→ **GIVEN REQUEST**:
Return each line of the data below verbatim; pictures are to be left out.
------------
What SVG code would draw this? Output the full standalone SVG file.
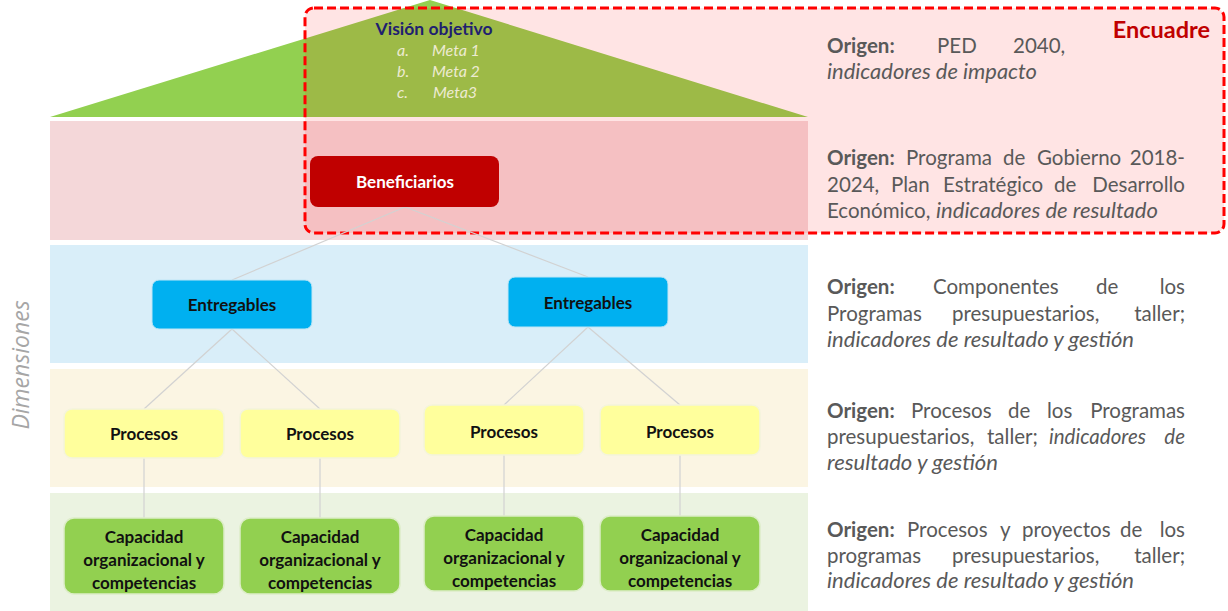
<svg xmlns="http://www.w3.org/2000/svg" width="1228" height="611" viewBox="0 0 1228 611">
<style>
.node text{font-family:Lato,"Liberation Sans",sans-serif;font-weight:bold;font-size:17px;text-anchor:middle;fill:#111}
.cap{fill:#92D050;stroke:#DDEDC8;stroke-width:1.5}
.pro{fill:#FFFF9C;stroke:#F4F4DC;stroke-width:1.5}
.ent{fill:#00B0F0;stroke:#BFE6F6;stroke-width:1}
.conn line{stroke:#D2D2D2;stroke-width:1.2}
.src text{font-family:Lato,"Liberation Sans",sans-serif;font-size:20.5px;fill:#595959}
.b{font-weight:bold}
.i{font-style:italic}
.e{text-anchor:end}
</style>
<rect width="1228" height="611" fill="#fff"/>
<g id="bands">
<rect x="50" y="121" width="758" height="119" fill="#F4D7D9"/>
<rect x="50" y="245" width="758" height="118" fill="#D9EEF9"/>
<rect x="50" y="369" width="758" height="118" fill="#FBF5E3"/>
<rect x="50" y="493" width="758" height="118" fill="#EBF3E1"/>
</g>
<g id="vision">
<polygon points="430,0 50,117 808,117" fill="#92D050"/>
</g>
<g id="encuadre">
<rect x="305" y="8" width="919" height="225" rx="9" fill="#FF0000" fill-opacity="0.105" stroke="#FF0000" stroke-width="3" stroke-dasharray="9,4"/>
<text x="1210" y="38" text-anchor="end" font-family="Lato,'Liberation Sans',sans-serif" font-weight="bold" font-size="23.5" fill="#C00000">Encuadre</text>
</g>
<g id="vision-text" font-family="Lato,'Liberation Sans',sans-serif">
<text x="434" y="35" text-anchor="middle" font-weight="bold" font-size="17.5" fill="#1F1F70">Visión objetivo</text>
<g font-style="italic" font-size="16" fill="#EDEBD2">
<text x="397" y="56">a.</text><text x="432" y="56">Meta 1</text>
<text x="397" y="77">b.</text><text x="432" y="77">Meta 2</text>
<text x="397" y="98">c.</text><text x="433" y="98">Meta3</text>
</g>
</g>
<text x="0" y="0" transform="translate(29,365) rotate(-90)" text-anchor="middle" font-family="'Open Sans',Lato,sans-serif" font-style="italic" font-size="23" fill="#A6A6A6">Dimensiones</text>
<g class="conn" id="connectors">
<line x1="405" y1="207" x2="232" y2="280"/>
<line x1="405" y1="207" x2="588" y2="277"/>
<line x1="232" y1="329" x2="144" y2="409"/>
<line x1="232" y1="329" x2="320" y2="409"/>
<line x1="588" y1="327" x2="504" y2="405"/>
<line x1="588" y1="327" x2="680" y2="405"/>
<line x1="144" y1="458" x2="144" y2="518"/>
<line x1="320" y1="458" x2="320" y2="518"/>
<line x1="504" y1="455" x2="504" y2="516"/>
<line x1="680" y1="455" x2="680" y2="516"/>
</g>
<g class="node" id="beneficiarios">
<rect x="310" y="156" width="189" height="51" rx="8" fill="#C00000"/>
<text x="405" y="188" style="fill:#fff">Beneficiarios</text>
</g>
<g class="node" id="entregables1">
<rect class="ent" x="152" y="280" width="160" height="49" rx="7"/>
<text x="232" y="311">Entregables</text>
</g>
<g class="node" id="entregables2">
<rect class="ent" x="508" y="277" width="160" height="50" rx="7"/>
<text x="588" y="309">Entregables</text>
</g>
<g class="node" id="procesos1">
<rect class="pro" x="64" y="409" width="160" height="49" rx="8"/>
<text x="144" y="440">Procesos</text>
</g>
<g class="node" id="procesos2">
<rect class="pro" x="240" y="409" width="160" height="49" rx="8"/>
<text x="320" y="440">Procesos</text>
</g>
<g class="node" id="procesos3">
<rect class="pro" x="424" y="405" width="160" height="50" rx="8"/>
<text x="504" y="438">Procesos</text>
</g>
<g class="node" id="procesos4">
<rect class="pro" x="600" y="405" width="160" height="50" rx="8"/>
<text x="680" y="438">Procesos</text>
</g>
<g class="node" id="capacidad1">
<rect class="cap" x="64" y="518" width="160" height="76" rx="10"/>
<text x="144" y="543">Capacidad</text><text x="144" y="566">organizacional y</text><text x="144" y="589">competencias</text>
</g>
<g class="node" id="capacidad2">
<rect class="cap" x="240" y="518" width="160" height="76" rx="10"/>
<text x="320" y="543">Capacidad</text><text x="320" y="566">organizacional y</text><text x="320" y="589">competencias</text>
</g>
<g class="node" id="capacidad3">
<rect class="cap" x="424" y="516" width="160" height="75" rx="10"/>
<text x="504" y="541">Capacidad</text><text x="504" y="564">organizacional y</text><text x="504" y="587">competencias</text>
</g>
<g class="node" id="capacidad4">
<rect class="cap" x="600" y="516" width="160" height="75" rx="10"/>
<text x="680" y="541">Capacidad</text><text x="680" y="564">organizacional y</text><text x="680" y="587">competencias</text>
</g>
<g class="src" id="origen">
<text y="53"><tspan class="b" x="827">Origen:</tspan><tspan x="937">PED</tspan><tspan x="1013">2040,</tspan></text>
<text y="79" class="i" x="827" textLength="210" lengthAdjust="spacingAndGlyphs">indicadores de impacto</text>

<text y="165"><tspan class="b" x="827">Origen:</tspan><tspan x="906">Programa</tspan><tspan x="1003">de</tspan><tspan x="1037">Gobierno</tspan></text>
<text y="165" class="e" x="1185">2018-</text>
<text y="192"><tspan x="827">2024,</tspan><tspan x="891">Plan</tspan><tspan x="943">Estratégico</tspan><tspan x="1054">de</tspan></text>
<text y="192" class="e" x="1185">Desarrollo</text>
<text y="218"><tspan x="827">Económico,</tspan></text>
<text y="218" class="i" x="936" textLength="222" lengthAdjust="spacingAndGlyphs">indicadores de resultado</text>

<text y="294"><tspan class="b" x="827">Origen:</tspan><tspan x="933">Componentes</tspan><tspan x="1096">de</tspan></text>
<text y="294" class="e" x="1185">los</text>
<text y="321"><tspan x="827">Programas</tspan><tspan x="952">presupuestarios,</tspan></text>
<text y="321" class="e" x="1185">taller;</text>
<text y="347" class="i" x="827" textLength="307" lengthAdjust="spacingAndGlyphs">indicadores de resultado y gestión</text>

<text y="418"><tspan class="b" x="827">Origen:</tspan><tspan x="911">Procesos</tspan><tspan x="1008">de</tspan><tspan x="1047">los</tspan></text>
<text y="418" class="e" x="1185">Programas</text>
<text y="444"><tspan x="827">presupuestarios,</tspan><tspan x="987">taller;</tspan><tspan class="i" x="1049">indicadores</tspan></text>
<text y="444" class="e i" x="1185">de</text>
<text y="470" class="i" x="827" textLength="171" lengthAdjust="spacingAndGlyphs">resultado y gestión</text>

<text y="537"><tspan class="b" x="827">Origen:</tspan><tspan x="907">Procesos</tspan><tspan x="1000">y</tspan><tspan x="1022">proyectos</tspan><tspan x="1120">de</tspan></text>
<text y="537" class="e" x="1185">los</text>
<text y="563"><tspan x="827">programas</tspan><tspan x="952">presupuestarios,</tspan></text>
<text y="563" class="e" x="1185">taller;</text>
<text y="588" class="i" x="827" textLength="307" lengthAdjust="spacingAndGlyphs">indicadores de resultado y gestión</text>
</g>
</svg>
------------
→ **TASK RESULT**:
What SVG code would draw this? Output the full standalone SVG file.
<svg xmlns="http://www.w3.org/2000/svg" width="1228" height="611" viewBox="0 0 1228 611">
<style>
.node text{font-family:Lato,"Liberation Sans",sans-serif;font-weight:bold;font-size:17px;text-anchor:middle;fill:#111}
.cap{fill:#92D050;stroke:#DDEDC8;stroke-width:1.5}
.pro{fill:#FFFF9C;stroke:#F4F4DC;stroke-width:1.5}
.ent{fill:#00B0F0;stroke:#BFE6F6;stroke-width:1}
.conn line{stroke:#D2D2D2;stroke-width:1.2}
.src text{font-family:Lato,"Liberation Sans",sans-serif;font-size:20.5px;fill:#595959}
.b{font-weight:bold}
.i{font-style:italic}
.e{text-anchor:end}
</style>
<rect width="1228" height="611" fill="#fff"/>
<g id="bands">
<rect x="50" y="121" width="758" height="119" fill="#F4D7D9"/>
<rect x="50" y="245" width="758" height="118" fill="#D9EEF9"/>
<rect x="50" y="369" width="758" height="118" fill="#FBF5E3"/>
<rect x="50" y="493" width="758" height="118" fill="#EBF3E1"/>
</g>
<g id="vision">
<polygon points="430,0 50,117 808,117" fill="#92D050"/>
</g>
<g id="encuadre">
<rect x="305" y="8" width="919" height="225" rx="9" fill="#FF0000" fill-opacity="0.105" stroke="#FF0000" stroke-width="3" stroke-dasharray="9,4"/>
<text x="1210" y="38" text-anchor="end" font-family="Lato,'Liberation Sans',sans-serif" font-weight="bold" font-size="23.5" fill="#C00000">Encuadre</text>
</g>
<g id="vision-text" font-family="Lato,'Liberation Sans',sans-serif">
<text x="434" y="35" text-anchor="middle" font-weight="bold" font-size="17.5" fill="#1F1F70">Visión objetivo</text>
<g font-style="italic" font-size="16" fill="#EDEBD2">
<text x="397" y="56">a.</text><text x="432" y="56">Meta 1</text>
<text x="397" y="77">b.</text><text x="432" y="77">Meta 2</text>
<text x="397" y="98">c.</text><text x="433" y="98">Meta3</text>
</g>
</g>
<text x="0" y="0" transform="translate(29,365) rotate(-90)" text-anchor="middle" font-family="'Open Sans',Lato,sans-serif" font-style="italic" font-size="23" fill="#A6A6A6">Dimensiones</text>
<g class="conn" id="connectors">
<line x1="405" y1="207" x2="232" y2="280"/>
<line x1="405" y1="207" x2="588" y2="277"/>
<line x1="232" y1="329" x2="144" y2="409"/>
<line x1="232" y1="329" x2="320" y2="409"/>
<line x1="588" y1="327" x2="504" y2="405"/>
<line x1="588" y1="327" x2="680" y2="405"/>
<line x1="144" y1="458" x2="144" y2="518"/>
<line x1="320" y1="458" x2="320" y2="518"/>
<line x1="504" y1="455" x2="504" y2="516"/>
<line x1="680" y1="455" x2="680" y2="516"/>
</g>
<g class="node" id="beneficiarios">
<rect x="310" y="156" width="189" height="51" rx="8" fill="#C00000"/>
<text x="405" y="188" style="fill:#fff">Beneficiarios</text>
</g>
<g class="node" id="entregables1">
<rect class="ent" x="152" y="280" width="160" height="49" rx="7"/>
<text x="232" y="311">Entregables</text>
</g>
<g class="node" id="entregables2">
<rect class="ent" x="508" y="277" width="160" height="50" rx="7"/>
<text x="588" y="309">Entregables</text>
</g>
<g class="node" id="procesos1">
<rect class="pro" x="64" y="409" width="160" height="49" rx="8"/>
<text x="144" y="440">Procesos</text>
</g>
<g class="node" id="procesos2">
<rect class="pro" x="240" y="409" width="160" height="49" rx="8"/>
<text x="320" y="440">Procesos</text>
</g>
<g class="node" id="procesos3">
<rect class="pro" x="424" y="405" width="160" height="50" rx="8"/>
<text x="504" y="438">Procesos</text>
</g>
<g class="node" id="procesos4">
<rect class="pro" x="600" y="405" width="160" height="50" rx="8"/>
<text x="680" y="438">Procesos</text>
</g>
<g class="node" id="capacidad1">
<rect class="cap" x="64" y="518" width="160" height="76" rx="10"/>
<text x="144" y="543">Capacidad</text><text x="144" y="566">organizacional y</text><text x="144" y="589">competencias</text>
</g>
<g class="node" id="capacidad2">
<rect class="cap" x="240" y="518" width="160" height="76" rx="10"/>
<text x="320" y="543">Capacidad</text><text x="320" y="566">organizacional y</text><text x="320" y="589">competencias</text>
</g>
<g class="node" id="capacidad3">
<rect class="cap" x="424" y="516" width="160" height="75" rx="10"/>
<text x="504" y="541">Capacidad</text><text x="504" y="564">organizacional y</text><text x="504" y="587">competencias</text>
</g>
<g class="node" id="capacidad4">
<rect class="cap" x="600" y="516" width="160" height="75" rx="10"/>
<text x="680" y="541">Capacidad</text><text x="680" y="564">organizacional y</text><text x="680" y="587">competencias</text>
</g>
<g class="src" id="origen">
<text y="53"><tspan class="b" x="827">Origen:</tspan><tspan x="937">PED</tspan><tspan x="1013">2040,</tspan></text>
<text y="79" class="i" x="827" textLength="210" lengthAdjust="spacingAndGlyphs">indicadores de impacto</text>

<text y="165"><tspan class="b" x="827">Origen:</tspan><tspan x="906">Programa</tspan><tspan x="1003">de</tspan><tspan x="1037">Gobierno</tspan></text>
<text y="165" class="e" x="1185">2018-</text>
<text y="192"><tspan x="827">2024,</tspan><tspan x="891">Plan</tspan><tspan x="943">Estratégico</tspan><tspan x="1054">de</tspan></text>
<text y="192" class="e" x="1185">Desarrollo</text>
<text y="218"><tspan x="827">Económico,</tspan></text>
<text y="218" class="i" x="936" textLength="222" lengthAdjust="spacingAndGlyphs">indicadores de resultado</text>

<text y="294"><tspan class="b" x="827">Origen:</tspan><tspan x="933">Componentes</tspan><tspan x="1096">de</tspan></text>
<text y="294" class="e" x="1185">los</text>
<text y="321"><tspan x="827">Programas</tspan><tspan x="952">presupuestarios,</tspan></text>
<text y="321" class="e" x="1185">taller;</text>
<text y="347" class="i" x="827" textLength="307" lengthAdjust="spacingAndGlyphs">indicadores de resultado y gestión</text>

<text y="418"><tspan class="b" x="827">Origen:</tspan><tspan x="911">Procesos</tspan><tspan x="1008">de</tspan><tspan x="1047">los</tspan></text>
<text y="418" class="e" x="1185">Programas</text>
<text y="444"><tspan x="827">presupuestarios,</tspan><tspan x="987">taller;</tspan><tspan class="i" x="1049">indicadores</tspan></text>
<text y="444" class="e i" x="1185">de</text>
<text y="470" class="i" x="827" textLength="171" lengthAdjust="spacingAndGlyphs">resultado y gestión</text>

<text y="537"><tspan class="b" x="827">Origen:</tspan><tspan x="907">Procesos</tspan><tspan x="1000">y</tspan><tspan x="1022">proyectos</tspan><tspan x="1120">de</tspan></text>
<text y="537" class="e" x="1185">los</text>
<text y="563"><tspan x="827">programas</tspan><tspan x="952">presupuestarios,</tspan></text>
<text y="563" class="e" x="1185">taller;</text>
<text y="588" class="i" x="827" textLength="307" lengthAdjust="spacingAndGlyphs">indicadores de resultado y gestión</text>
</g>
</svg>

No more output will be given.